To this end, we establish notions of observationally normalising programs, the well-defined programs, and an observational program equivalence in the presence of inductive-coinductive types and arbitrary recursive specifications. As it turns out, the characterisation of observationally normalising programs is itself an inductive-coinductive predicate. In contrast, the program equivalence is introduced through a modal logic and turns out to be purely coinductive. Given such a program equivalence, we have to ask whether it is well-motivated. An important property of the equivalence is that is allows us to construct 2-categories of types and terms, in which equality captures computations, while 2-cells represent program equivalences. In particular, least fixed point types and greatest fixed point types carry, respectively, pseudo-initial algebras and pseudo-final coalgebras in these 2-categories.

Even though the 2-category theoretical results give us some principles to reason about programs, these principles are not always the most convenient ones to work with. For this reason, we develop in the next step more convenient reasoning techniques: a bisimulation proof method, a syntactic first-order logic that is itself recursive, and an algorithm that operates on fragments of the programming languages. The bisimulation proof method can be enhanced by using so-called up-to techniques, which we demonstrate by showing that the substream relation is transitive. In particular, we use an up-to technique that allows us to use induction inside a bisimulation proof.

This setup becomes, unfortunately, rather complex because implementing induction as up-to technique forces a stratification of a mixed inductive-coinductive proof into a coinduction and two inductions. What is worse, the induction proofs must be proven independently of the coinduction, which makes finding the correct induction hypothesis a highly non-trivial task. To overcome such problems, we construe a recursive logic, in which inductive and coinductive proofs are incrementally constructed together. Recursion in proofs of this logic is thereby controlled through the so-called later modality. This modality allows us to ensure the correctness of a proof through each proof rule separately, which makes both proof checking and the soundness proof easy to implement.

Up to this point, the thesis is about programming with simple types, and reasoning about a very specific inductive-coinductive predicate (observational normalisation) and a very specific coinductive relation (observational equivalence). Both are defined in naive set theory, which means that neither are given in a principled manner nor that proofs about them can be directly formally expressed. This clearly violates our aims and is what caused us to invent, for example, a new logic from scratch. The remainder of the thesis deals with this issue in that we develop a category theoretic and a type theoretic approach that allow us to formally express results about simple inductive-coinductive types, and inductive-coinductive predicates and relations. It turns out that inductive-coinductive predicates and relations are best expressed as certain dialgebras in fibrations. This approach subsumes simple types and general dependent types. What is more, we are able to define a class of strictly positive dependent types and reduce them to initial algebras and final coalgebras of polynomial functors. This reduction to minimal requirement allows us to interpret dependent types in well-studied models. The category theoretical approach to dependent types is concluded by an analysis of the logical principles that are available in a fibration that is closed under strictly positive dependent types.
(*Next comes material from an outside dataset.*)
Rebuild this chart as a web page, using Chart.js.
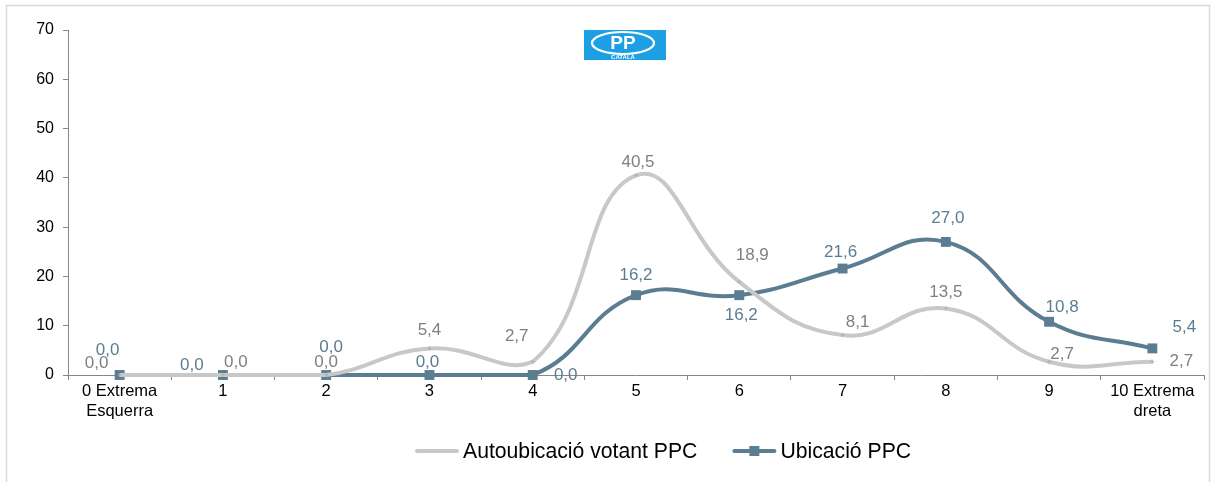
<!DOCTYPE html>
<html>
<head>
<meta charset="utf-8">
<script src="https://cdn.jsdelivr.net/npm/chart.js@4/dist/chart.umd.min.js"></script>
<style>
  html, body { margin: 0; padding: 0; background: #fff; }
  #wrap { position: relative; width: 1211px; height: 482px; }
</style>
</head>
<body>
<div id="wrap"><canvas id="chart" width="1211" height="482"></canvas></div>
<script>
// scale 0..10, left to right
const categories = [
  ["0 Extrema", "Esquerra"], "1", "2", "3", "4", "5", "6", "7", "8", "9", ["10 Extrema", "dreta"]
];
const seriesNames = ["Autoubicació votant PPC", "Ubicació PPC"];
const autoubicacio = [0.0, 0.0, 0.0, 5.4, 2.7, 40.5, 18.9, 8.1, 13.5, 2.7, 2.7];
const ubicacio = [0.0, 0.0, 0.0, 0.0, 0.0, 16.2, 16.2, 21.6, 27.0, 10.8, 5.4];
const yTicks = [0, 10, 20, 30, 40, 50, 60, 70];

const FONT = "'Liberation Sans', Arial, sans-serif";
const GREY = "#c8c8c8";
const GREY_TXT = "#808080";
const BLUE = "#5a7d92";
const BLUE_TXT = "#5a7d92";

// where each value label sits relative to its point (dx, dy)
const greyLabelPos = [[-23, -12], [13, -13], [0, -13], [0, -18], [-16, -25], [2, -13],
  [13, -27], [15, -13], [0, -16], [13, -7], [29, 0]];
const blueLabelPos = [[-12, -25], [-31, -10], [5, -28], [-2, -13], [33, 0], [0, -20],
  [2, 20], [-2, -16], [2, -24], [13, -14], [32, -21]];

const fmt = v => v.toFixed(1).replace(".", ",");

// frame, logo, value labels and legend
const decor = {
  id: "decor",
  beforeDraw(chart) {
    const ctx = chart.ctx;
    ctx.save();
    ctx.strokeStyle = "#d9d9d9";
    ctx.lineWidth = 1.5;
    ctx.strokeRect(6.5, 5.5, 1203, 520);
    ctx.restore();
  },
  afterDatasetsDraw(chart) {
    const ctx = chart.ctx;
    ctx.save();
    ctx.font = "17px " + FONT;
    ctx.textAlign = "center";
    ctx.textBaseline = "middle";
    [[0, greyLabelPos, GREY_TXT], [1, blueLabelPos, BLUE_TXT]].forEach(([di, pos, col]) => {
      const meta = chart.getDatasetMeta(di);
      const vals = chart.data.datasets[di].data;
      ctx.fillStyle = col;
      meta.data.forEach((pt, i) => {
        ctx.fillText(fmt(vals[i]), pt.x + pos[i][0], pt.y + pos[i][1]);
      });
    });
    ctx.restore();
  },
  afterDraw(chart) {
    const ctx = chart.ctx;
    ctx.save();
    // party logo
    ctx.fillStyle = "#1d9fe3";
    ctx.fillRect(584, 30, 82, 30);
    ctx.strokeStyle = "#fff";
    ctx.lineWidth = 2.2;
    ctx.beginPath();
    ctx.ellipse(623, 43, 31, 11, 0, 0, Math.PI * 2);
    ctx.stroke();
    ctx.fillStyle = "#fff";
    ctx.font = "bold 19px " + FONT;
    ctx.textAlign = "center";
    ctx.textBaseline = "middle";
    ctx.fillText("PP", 623, 44);
    ctx.font = "bold 6px " + FONT;
    ctx.fillText("CATALÀ", 623, 57);

    // legend
    const y = 451;
    ctx.font = "21.2px " + FONT;
    ctx.textAlign = "left";
    ctx.textBaseline = "middle";
    const items = [
      { name: seriesNames[0], color: GREY, square: false },
      { name: seriesNames[1], color: BLUE, square: true }
    ];
    const sample = 44, gap = 4, spacing = 35;
    const widths = items.map(it => sample + gap + ctx.measureText(it.name).width);
    let x = 415;
    items.forEach((it, i) => {
      ctx.strokeStyle = it.color;
      ctx.lineWidth = 4;
      ctx.lineCap = "round";
      ctx.beginPath();
      ctx.moveTo(x + 2, y);
      ctx.lineTo(x + sample - 2, y);
      ctx.stroke();
      if (it.square) {
        ctx.fillStyle = it.color;
        ctx.fillRect(x + sample / 2 - 5, y - 5, 10, 10);
      }
      ctx.fillStyle = "#000";
      ctx.fillText(it.name, x + sample + gap, y + 1);
      x += widths[i] + spacing;
    });
    ctx.restore();
  }
};

new Chart(document.getElementById("chart"), {
  type: "line",
  data: {
    labels: categories,
    datasets: [
      {
        label: seriesNames[0],
        data: autoubicacio,
        borderColor: GREY,
        borderWidth: 4,
        tension: 0.45,
        pointStyle: "cross",
        pointRadius: 2,
        pointBorderWidth: 1,
        pointBorderColor: "#b0b0b0",
        clip: 8
      },
      {
        label: seriesNames[1],
        data: ubicacio,
        borderColor: BLUE,
        borderWidth: 4,
        tension: 0.45,
        pointStyle: "rect",
        pointRadius: 7,
        pointBackgroundColor: BLUE,
        pointBorderColor: BLUE,
        pointBorderWidth: 0,
        clip: 8
      }
    ]
  },
  options: {
    responsive: false,
    animation: false,
    layout: { padding: { top: 30, right: 7, bottom: 37, left: 0 } },
    plugins: {
      legend: { display: false },
      tooltip: { enabled: false }
    },
    scales: {
      x: {
        offset: true,
        grid: { display: true, offset: true, drawOnChartArea: false, tickLength: 5, color: "#868686" },
        border: { color: "#868686", width: 1 },
        ticks: { color: "#000", font: { family: FONT, size: 16.5, lineHeight: 1.2 }, padding: 2, maxRotation: 0, autoSkip: false },
        afterFit: s => { s.height = 70; }
      },
      y: {
        min: 0,
        max: 70,
        afterBuildTicks: s => { s.ticks = yTicks.map(v => ({ value: v })); },
        grid: { display: true, drawOnChartArea: false, tickLength: 5, color: "#868686" },
        border: { color: "#868686", width: 1 },
        ticks: { color: "#000", font: { family: FONT, size: 16 }, padding: 9 },
        afterFit: s => { s.width = 68; }
      }
    }
  },
  plugins: [decor]
});
</script>
</body>
</html>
Following the guiding principles of the category theoretical development, we construct also a (syntactic) dependent type theory. This results in a small type theory that is merely based on inductive-coinductive dependent types, yet it admits all basic logical operators like conjunction, implication, quantification etc. Since this type theory is built on iteration and coiteration principles, we are able to show that all terms in that theory are strongly normalising. The thesis is concluded by giving a general induction principle for this type theory and an elaborate example of inductive-coinductive reasoning in Agda.